#### [Task description]
Set down the data below without change, skipping the pictures it holds.

------------------------------------

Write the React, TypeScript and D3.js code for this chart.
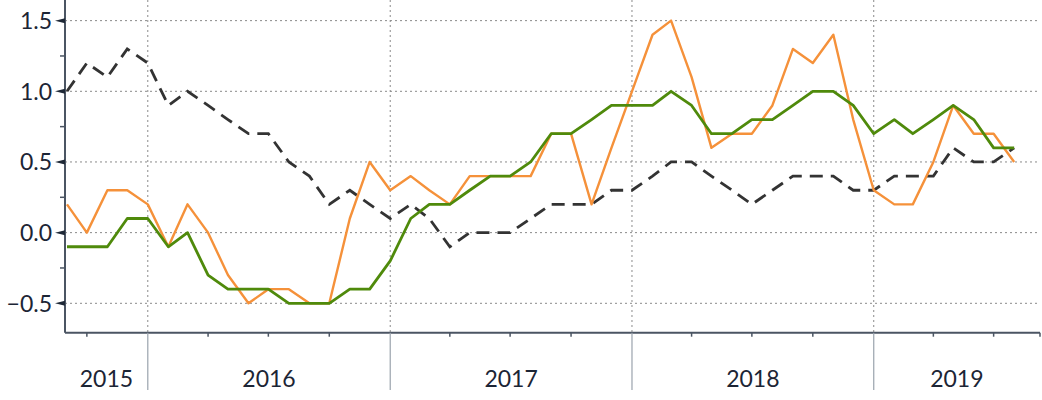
import React from 'react'
import * as d3 from 'd3'

// monthly points, Sep 2015 .. Aug 2019
const startMonth = new Date(2015, 8, 1)
const dashedSeries = [1.0, 1.2, 1.1, 1.3, 1.2, 0.9, 1.0, 0.9, 0.8, 0.7, 0.7, 0.5, 0.4, 0.2, 0.3, 0.2, 0.1, 0.2, 0.1, -0.1, 0.0, 0.0, 0.0, 0.1, 0.2, 0.2, 0.2, 0.3, 0.3, 0.4, 0.5, 0.5, 0.4, 0.3, 0.2, 0.3, 0.4, 0.4, 0.4, 0.3, 0.3, 0.4, 0.4, 0.4, 0.6, 0.5, 0.5, 0.6]
const orangeSeries = [0.2, 0.0, 0.3, 0.3, 0.2, -0.1, 0.2, 0.0, -0.3, -0.5, -0.4, -0.4, -0.5, -0.5, 0.1, 0.5, 0.3, 0.4, 0.3, 0.2, 0.4, 0.4, 0.4, 0.4, 0.7, 0.7, 0.2, 0.6, 1.0, 1.4, 1.5, 1.1, 0.6, 0.7, 0.7, 0.9, 1.3, 1.2, 1.4, 0.8, 0.3, 0.2, 0.2, 0.5, 0.9, 0.7, 0.7, 0.5]
const greenSeries = [-0.1, -0.1, -0.1, 0.1, 0.1, -0.1, 0.0, -0.3, -0.4, -0.4, -0.4, -0.5, -0.5, -0.5, -0.4, -0.4, -0.2, 0.1, 0.2, 0.2, 0.3, 0.4, 0.4, 0.5, 0.7, 0.7, 0.8, 0.9, 0.9, 0.9, 1.0, 0.9, 0.7, 0.7, 0.8, 0.8, 0.9, 1.0, 1.0, 0.9, 0.7, 0.8, 0.7, 0.8, 0.9, 0.8, 0.6, 0.6]
const yTicks = [-0.5, 0.0, 0.5, 1.0, 1.5]
const yMinorTicks = [-0.25, 0.25, 0.75, 1.25]
const years = [2015, 2016, 2017, 2018, 2019]

const W = 1042
const H = 400
const left = 65
const right = 1040
const axisY = 332.7
const font = 'Lato, "Open Sans", sans-serif'
const textColor = '#1c2535'

function App() {
  const months = dashedSeries.map((_, i) => d3.timeMonth.offset(startMonth, i))

  const x = d3.scaleTime()
    .domain([new Date(2015, 7, 29), new Date(2019, 8, 9)])
    .range([left, right])
  const y = d3.scaleLinear().domain([-0.708, 1.646]).range([axisY, 0])

  const line = d3.line<number>()
    .x((_, i) => x(months[i]))
    .y((d) => y(d))

  const yearStarts = years.slice(1).map((yr) => new Date(yr, 0, 1))
  const quarterTicks = d3.timeMonth.every(3)!.range(new Date(2015, 9, 1), new Date(2019, 8, 1))
    .filter((d) => d.getMonth() !== 0)
  const bounds = [x.range()[0], ...yearStarts.map((d) => x(d)), x.range()[1]]

  return (
    <svg width={W} height={H} style={{ position: 'absolute', left: 0, top: 0, background: '#fff' }}>
      {/* grid */}
      {yTicks.map((t) => (
        <line key={'g' + t} x1={left} x2={right} y1={y(t)} y2={y(t)}
          stroke="#8a8a8a" strokeWidth={1} strokeDasharray="2,3" />
      ))}
      {yearStarts.map((d, i) => (
        <line key={'vg' + i} x1={x(d)} x2={x(d)} y1={0} y2={axisY}
          stroke="#8a8a8a" strokeWidth={1} strokeDasharray="2,3" />
      ))}

      {/* series */}
      <path d={line(dashedSeries) ?? ''} fill="none" stroke="#333333" strokeWidth={2.8}
        strokeDasharray="13,8" />
      <path d={line(orangeSeries) ?? ''} fill="none" stroke="#f5913a" strokeWidth={2.4}
        strokeLinejoin="round" />
      <path d={line(greenSeries) ?? ''} fill="none" stroke="#4f8a0b" strokeWidth={2.8}
        strokeLinejoin="round" />

      {/* y axis */}
      <line x1={left} x2={left} y1={0} y2={axisY} stroke="#4b5563" strokeWidth={2} />
      {yMinorTicks.map((t) => (
        <line key={'m' + t} x1={left - 5} x2={left} y1={y(t)} y2={y(t)} stroke="#4b5563" strokeWidth={1.5} />
      ))}
      {yTicks.map((t) => (
        <g key={'t' + t}>
          <path d={`M${left - 10},${y(t)} L${left},${y(t) - 2.5} L${left},${y(t) + 2.5} Z`} fill="#1f2937" />
          <text x={52} y={y(t)} dy="0.36em" textAnchor="end" fontFamily={font} fontSize={23}
            fill={textColor}>{d3.format('.1f')(t)}</text>
        </g>
      ))}

      {/* x axis */}
      <line x1={left} x2={right} y1={axisY} y2={axisY} stroke="#4b5563" strokeWidth={2} />
      {quarterTicks.map((d, i) => (
        <line key={'q' + i} x1={x(d)} x2={x(d)} y1={axisY} y2={axisY + 4} stroke="#4b5563" strokeWidth={1.5} />
      ))}
      <line x1={right} x2={right} y1={axisY} y2={axisY + 4} stroke="#4b5563" strokeWidth={1.5} />
      {yearStarts.map((d, i) => (
        <line key={'ys' + i} x1={x(d)} x2={x(d)} y1={axisY} y2={390} stroke="#9aa3ad" strokeWidth={1.2} />
      ))}
      {years.map((yr, i) => (
        <text key={'yl' + yr} x={(bounds[i] + bounds[i + 1]) / 2} y={387} textAnchor="middle"
          fontFamily={font} fontSize={23} fill={textColor}>{yr}</text>
      ))}
    </svg>
  )
}

export default App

------------------------------------

#### [Solution]
Write the React, TypeScript and D3.js code for this chart.
import React from 'react'
import * as d3 from 'd3'

// monthly points, Sep 2015 .. Aug 2019
const startMonth = new Date(2015, 8, 1)
const dashedSeries = [1.0, 1.2, 1.1, 1.3, 1.2, 0.9, 1.0, 0.9, 0.8, 0.7, 0.7, 0.5, 0.4, 0.2, 0.3, 0.2, 0.1, 0.2, 0.1, -0.1, 0.0, 0.0, 0.0, 0.1, 0.2, 0.2, 0.2, 0.3, 0.3, 0.4, 0.5, 0.5, 0.4, 0.3, 0.2, 0.3, 0.4, 0.4, 0.4, 0.3, 0.3, 0.4, 0.4, 0.4, 0.6, 0.5, 0.5, 0.6]
const orangeSeries = [0.2, 0.0, 0.3, 0.3, 0.2, -0.1, 0.2, 0.0, -0.3, -0.5, -0.4, -0.4, -0.5, -0.5, 0.1, 0.5, 0.3, 0.4, 0.3, 0.2, 0.4, 0.4, 0.4, 0.4, 0.7, 0.7, 0.2, 0.6, 1.0, 1.4, 1.5, 1.1, 0.6, 0.7, 0.7, 0.9, 1.3, 1.2, 1.4, 0.8, 0.3, 0.2, 0.2, 0.5, 0.9, 0.7, 0.7, 0.5]
const greenSeries = [-0.1, -0.1, -0.1, 0.1, 0.1, -0.1, 0.0, -0.3, -0.4, -0.4, -0.4, -0.5, -0.5, -0.5, -0.4, -0.4, -0.2, 0.1, 0.2, 0.2, 0.3, 0.4, 0.4, 0.5, 0.7, 0.7, 0.8, 0.9, 0.9, 0.9, 1.0, 0.9, 0.7, 0.7, 0.8, 0.8, 0.9, 1.0, 1.0, 0.9, 0.7, 0.8, 0.7, 0.8, 0.9, 0.8, 0.6, 0.6]
const yTicks = [-0.5, 0.0, 0.5, 1.0, 1.5]
const yMinorTicks = [-0.25, 0.25, 0.75, 1.25]
const years = [2015, 2016, 2017, 2018, 2019]

const W = 1042
const H = 400
const left = 65
const right = 1040
const axisY = 332.7
const font = 'Lato, "Open Sans", sans-serif'
const textColor = '#1c2535'

function App() {
  const months = dashedSeries.map((_, i) => d3.timeMonth.offset(startMonth, i))

  const x = d3.scaleTime()
    .domain([new Date(2015, 7, 29), new Date(2019, 8, 9)])
    .range([left, right])
  const y = d3.scaleLinear().domain([-0.708, 1.646]).range([axisY, 0])

  const line = d3.line<number>()
    .x((_, i) => x(months[i]))
    .y((d) => y(d))

  const yearStarts = years.slice(1).map((yr) => new Date(yr, 0, 1))
  const quarterTicks = d3.timeMonth.every(3)!.range(new Date(2015, 9, 1), new Date(2019, 8, 1))
    .filter((d) => d.getMonth() !== 0)
  const bounds = [x.range()[0], ...yearStarts.map((d) => x(d)), x.range()[1]]

  return (
    <svg width={W} height={H} style={{ position: 'absolute', left: 0, top: 0, background: '#fff' }}>
      {/* grid */}
      {yTicks.map((t) => (
        <line key={'g' + t} x1={left} x2={right} y1={y(t)} y2={y(t)}
          stroke="#8a8a8a" strokeWidth={1} strokeDasharray="2,3" />
      ))}
      {yearStarts.map((d, i) => (
        <line key={'vg' + i} x1={x(d)} x2={x(d)} y1={0} y2={axisY}
          stroke="#8a8a8a" strokeWidth={1} strokeDasharray="2,3" />
      ))}

      {/* series */}
      <path d={line(dashedSeries) ?? ''} fill="none" stroke="#333333" strokeWidth={2.8}
        strokeDasharray="13,8" />
      <path d={line(orangeSeries) ?? ''} fill="none" stroke="#f5913a" strokeWidth={2.4}
        strokeLinejoin="round" />
      <path d={line(greenSeries) ?? ''} fill="none" stroke="#4f8a0b" strokeWidth={2.8}
        strokeLinejoin="round" />

      {/* y axis */}
      <line x1={left} x2={left} y1={0} y2={axisY} stroke="#4b5563" strokeWidth={2} />
      {yMinorTicks.map((t) => (
        <line key={'m' + t} x1={left - 5} x2={left} y1={y(t)} y2={y(t)} stroke="#4b5563" strokeWidth={1.5} />
      ))}
      {yTicks.map((t) => (
        <g key={'t' + t}>
          <path d={`M${left - 10},${y(t)} L${left},${y(t) - 2.5} L${left},${y(t) + 2.5} Z`} fill="#1f2937" />
          <text x={52} y={y(t)} dy="0.36em" textAnchor="end" fontFamily={font} fontSize={23}
            fill={textColor}>{d3.format('.1f')(t)}</text>
        </g>
      ))}

      {/* x axis */}
      <line x1={left} x2={right} y1={axisY} y2={axisY} stroke="#4b5563" strokeWidth={2} />
      {quarterTicks.map((d, i) => (
        <line key={'q' + i} x1={x(d)} x2={x(d)} y1={axisY} y2={axisY + 4} stroke="#4b5563" strokeWidth={1.5} />
      ))}
      <line x1={right} x2={right} y1={axisY} y2={axisY + 4} stroke="#4b5563" strokeWidth={1.5} />
      {yearStarts.map((d, i) => (
        <line key={'ys' + i} x1={x(d)} x2={x(d)} y1={axisY} y2={390} stroke="#9aa3ad" strokeWidth={1.2} />
      ))}
      {years.map((yr, i) => (
        <text key={'yl' + yr} x={(bounds[i] + bounds[i + 1]) / 2} y={387} textAnchor="middle"
          fontFamily={font} fontSize={23} fill={textColor}>{yr}</text>
      ))}
    </svg>
  )
}

export default App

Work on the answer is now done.